While Putin's comments have elements of truth, many Georgians appear angered by what he chose to omit -- namely, the reason Georgians chose to use force.
The May 1920 operation launched by Georgian forces was in response to an uprising staged largely by Ossetians living in the region of Shida Kartli, the historic Georgian name for what is now South Ossetia. It was the third such uprising in as many years.
Historian Bondo Kupatadze says the uprisings were the work of the Bolsheviks, who harnessed the Ossetians' separatist leanings in an attempt to reabsorb Georgian territory and restore the former borders of the Russian Empire.
"This movement leaned toward separatism, mainly Ossetians participated in it, and the government of Soviet Russia proficiently exploited this factor," Kupatadze says. "These actions were evidently controlled from Russia. There were three uprisings: in March of 1918, in 1919, and a third time in May-June of 1920."
The 1920 Shida Kartli conflict by all accounts was the bloodiest, as well-known memoirs like "Heavy Cross" by then Georgian National Guard commander Valiko Jugheli attest.

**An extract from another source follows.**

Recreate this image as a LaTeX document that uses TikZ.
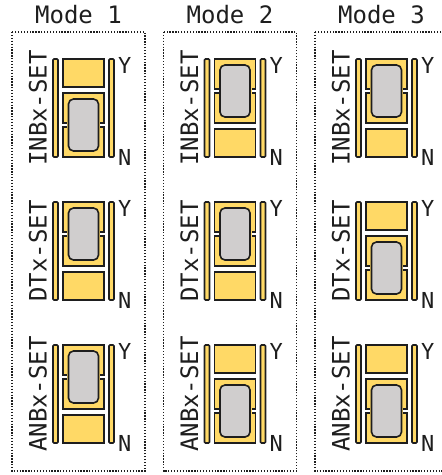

Russian history texts say Georgian troops killed as many as 18,000 and displaced 50,000 others during the campaign to quell the uprising.
Brutal By Any Account
Georgians say such figures are grossly exaggerated. But historians like Kupatadze concede the fighting was savage.
The fighting came just weeks after the Soviet Union and Georgia signed a mutual nonaggression treaty on May 7, 1920. A key article of the agreement held that Russia "inarguably recognizes Georgia's independence, and willingly abandons any sovereign right that it had to Georgian people and land."
Within years, however, Georgia had been incorporated into the USSR -- complete with an autonomous District of South Ossetia, created by the Soviets in appreciation for the Ossetians' role in destabilizing Georgia.
More than 80 years later, the Ossetians are once again seeking independence from Georgia -- and once again with the full support of Moscow.
Back To The Future
Putin's evocation of an Ossetian massacre at the hands of Georgian troops has angered many ordinary Georgians. "So they say we attacked Ossetians and waged war against them? Actually it was the other way around," says one man in Tbilisi. "They attacked us -- they took control of Ksani and Dzegvi [in Shida Kartli]. I'm not a historian, but I've learned some things."
The Georgian government has repeatedly said it wants to find peaceful means to resolve its current conflicts with breakaway South Ossetia and Abkhazia.
But Georgian Defense Minister Irakli Okruashvili fueled fears of a Georgian military campaign against South Ossetia by publicly vowing earlier this year to celebrate New Year's 2007 in Tskhinvali, where he was born.
Putin now routinely accuses Tbilisi of seeking instead to use military might to solve the frozen conflicts. Russia's current crackdown on Georgia, he says, is aimed at "preventing bloodshed" in the separatist regions.
The argument appears to be that history will repeat itself if Georgia once again uses military force against ethnic Ossetians. For the Georgians, however, it is Russia's backroom support of Tskhinvali that conjures up a sense of deja vu.